The importance of this teaching

There are many other versions of the Satipaṭṭhāna Sutta in Chinese and Sanskrit but in their Dhammas section they only universally include mindfulness of the hindrances and awakening factors – all the other dhammas are absent in one or another. This suggests that these two, hindrances and awakening factors are the two most central. And in fact the Buddha absolutely confirms this, mindfulness of these dhammas is essential for realisation.


As I have already said, mindfulness of the awakening factors, and also the five hindrances, is part of the skill of learning the practice of mindfulness. This means that while our object of mindfulness is say on one of the body meditations or perhaps even feelings or mind we can simultaneously monitor – that is clearly know – how we are with the meditation, what may be hindering our mindfulness and concentration or what encouraging experiences are arising from it.
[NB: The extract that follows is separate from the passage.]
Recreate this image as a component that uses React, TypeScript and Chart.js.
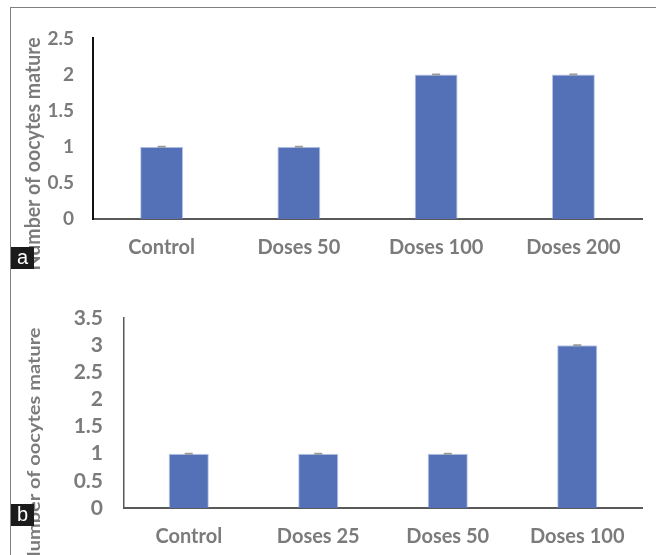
import React, { useEffect, useRef } from "react";
import { Chart, registerables } from "chart.js";

Chart.register(...registerables);

// ---- data ----
const categoriesA = ["Control", "Doses 50", "Doses 100", "Doses 200"];
const valuesA = [1, 1, 2, 2];
const errorsA = [0, 0, 0, 0];
const yTicksA = [0, 0.5, 1, 1.5, 2, 2.5];

const categoriesB = ["Control", "Doses 25", "Doses 50", "Doses 100"];
const valuesB = [1, 1, 1, 3];
const errorsB = [0, 0, 0, 0];
const yTicksB = [0, 0.5, 1, 1.5, 2, 2.5, 3, 3.5];

const yTitle = "Number of oocytes mature";

const BAR_COLOR = "#5470b6";
const TEXT_GRAY = "#7b7b7b";
const FONT = "Lato";

const capPlugin = {
  id: "errCaps",
  afterDatasetsDraw(chart: any, _args: any, o: any) {
    const meta = chart.getDatasetMeta(0);
    const ys = chart.scales.y;
    const ctx = chart.ctx;
    ctx.save();
    ctx.strokeStyle = o.color;
    ctx.lineWidth = o.width;
    meta.data.forEach((bar: any, i: number) => {
      const v = chart.data.datasets[0].data[i];
      const e = o.errors[i] || 0;
      const yTop = ys.getPixelForValue(v + e);
      const yBot = ys.getPixelForValue(v - e);
      ctx.beginPath();
      ctx.moveTo(bar.x - o.half, yTop);
      ctx.lineTo(bar.x + o.half, yTop);
      ctx.moveTo(bar.x - o.half, yBot);
      ctx.lineTo(bar.x + o.half, yBot);
      ctx.moveTo(bar.x, yTop);
      ctx.lineTo(bar.x, yBot);
      ctx.stroke();
    });
    ctx.restore();
  },
};

const sideTitlePlugin = {
  id: "sideTitle",
  afterDraw(chart: any, _args: any, o: any) {
    const ctx = chart.ctx;
    ctx.save();
    ctx.translate(o.x, o.y);
    ctx.rotate(-Math.PI / 2);
    ctx.scale(o.sx, o.sy);
    ctx.font = o.font;
    ctx.fillStyle = o.color;
    ctx.textAlign = "center";
    ctx.textBaseline = "middle";
    ctx.fillText(o.text, 0, 0);
    ctx.restore();
  },
};

type PanelProps = {
  categories: string[];
  values: number[];
  errors: number[];
  yTicks: number[];
  left: number;
  top: number;
  width: number;
  height: number;
  yAxisWidth: number;
  xAxisHeight: number;
  padTop: number;
  padRight: number;
  yTickPad: number;
  xTickPad: number;
  yTickSize: number;
  xTickSize: number;
  yBorderColor: string;
  yBorderWidth: number;
  barPct: number;
  title: any;
};

function BarPanel(p: PanelProps) {
  const ref = useRef<HTMLCanvasElement>(null);
  useEffect(() => {
    if (!ref.current) return;
    const chart = new Chart(ref.current, {
      type: "bar",
      data: {
        labels: p.categories,
        datasets: [
          {
            data: p.values,
            backgroundColor: BAR_COLOR,
            borderColor: "rgba(140,160,215,0.6)",
            borderWidth: 1,
            categoryPercentage: 1,
            barPercentage: p.barPct,
          },
        ],
      },
      options: {
        animation: false,
        responsive: false,
        maintainAspectRatio: false,
        devicePixelRatio: 1,
        layout: {
          padding: { top: p.padTop, right: p.padRight, left: 0, bottom: 0 },
        },
        plugins: {
          legend: { display: false },
          tooltip: { enabled: false },
          title: { display: false },
          errCaps: { errors: p.errors, color: "#9a9a9a", width: 2, half: 4 },
          sideTitle: p.title,
        } as any,
        scales: {
          x: {
            grid: { display: false, drawTicks: false },
            border: { display: true, color: "#595959", width: 2 },
            ticks: {
              color: TEXT_GRAY,
              padding: p.xTickPad,
              font: { family: FONT, weight: "bold", size: p.xTickSize },
              maxRotation: 0,
              autoSkip: false,
            },
            afterFit: (s: any) => {
              s.height = p.xAxisHeight;
            },
          },
          y: {
            min: p.yTicks[0],
            max: p.yTicks[p.yTicks.length - 1],
            grid: { display: false, drawTicks: false },
            border: { display: true, color: p.yBorderColor, width: p.yBorderWidth },
            afterBuildTicks: (s: any) => {
              s.ticks = p.yTicks.map((v) => ({ value: v }));
            },
            ticks: {
              color: TEXT_GRAY,
              padding: p.yTickPad,
              autoSkip: false,
              font: { family: FONT, weight: "bold", size: p.yTickSize },
              callback: (v: any) => String(v),
            },
            afterFit: (s: any) => {
              s.width = p.yAxisWidth;
            },
          },
        },
      },
      plugins: [capPlugin, sideTitlePlugin] as any,
    } as any);
    return () => chart.destroy();
  }, []);
  return (
    <canvas
      ref={ref}
      width={p.width}
      height={p.height}
      style={{
        position: "absolute",
        left: p.left,
        top: p.top,
        width: p.width,
        height: p.height,
      }}
    />
  );
}

function Tag({ text, left, top }: { text: string; left: number; top: number }) {
  return (
    <div
      style={{
        position: "absolute",
        left,
        top,
        width: 23,
        height: 22,
        background: "#1b1b1b",
        color: "#ffffff",
        fontFamily: "'Liberation Sans', Arial, sans-serif",
        fontSize: 20,
        lineHeight: "21px",
        textAlign: "center",
      }}
    >
      {text}
    </div>
  );
}

export default function App() {
  return (
    <div
      style={{
        position: "absolute",
        left: 0,
        top: 0,
        width: 656,
        height: 555,
        background: "#ffffff",
        overflow: "hidden",
      }}
    >
      <div
        style={{
          position: "absolute",
          left: 10,
          top: 7,
          width: 646,
          height: 548,
          borderTop: "1.5px solid #808080",
          borderLeft: "1.5px solid #808080",
          boxSizing: "border-box",
        }}
      />
      <BarPanel
        categories={categoriesA}
        values={valuesA}
        errors={errorsA}
        yTicks={yTicksA}
        left={11}
        top={8}
        width={645}
        height={262}
        yAxisWidth={82}
        xAxisHeight={51}
        padTop={19}
        padRight={14}
        yTickPad={19}
        xTickPad={17}
        yTickSize={19}
        xTickSize={20}
        yBorderColor="#111111"
        yBorderWidth={2}
        barPct={0.313}
        title={{
          text: yTitle,
          x: 22,
          y: 146,
          sx: 1,
          sy: 1.05,
          font: `bold 19.5px ${FONT}`,
          color: TEXT_GRAY,
        }}
      />
      <BarPanel
        categories={categoriesB}
        values={valuesB}
        errors={errorsB}
        yTicks={yTicksB}
        left={11}
        top={275}
        width={645}
        height={280}
        yAxisWidth={113}
        xAxisHeight={47}
        padTop={43}
        padRight={14}
        yTickPad={21}
        xTickPad={17}
        yTickSize={21}
        xTickSize={20}
        yBorderColor="#595959"
        yBorderWidth={1.5}
        barPct={0.31}
        title={{
          text: yTitle,
          x: 24,
          y: 172,
          sx: 1.0,
          sy: 0.85,
          font: `bold 20px ${FONT}`,
          color: TEXT_GRAY,
        }}
      />
      <Tag text="a" left={11} top={247} />
      <Tag text="b" left={11} top={504} />
    </div>
  );
}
It’s really just common sense – wanting to have only certain types of meditation experience, being asleep or agitated and doubting what we do needs to be gradually replaced by a deepening mindfulness of our subjective experience that opens us to being engaged, joyous, tranquil, concentrated and equanimous. And then bingo!


And one last point – in Tibetan there is the word nyam which is translated as an experience arising from the practice. Generally this is good because it means our practice is alive and working (whatever that may mean) but at the same time having the experience of a nyam is quite dangerous because it can create powerful emotional reactions. An unpleasant nyam may be met with aversion even to the extent of stopping practicing and a pleasant nyam – perhaps even more dangerous – can create craving for a repeat experience, entirely killing off our equanimous ability to accept whatever arises with composure and acceptance. The awakening factors described here are also nyams and however supportive to our practice they also have a dark side the moment we begin to pick and choose.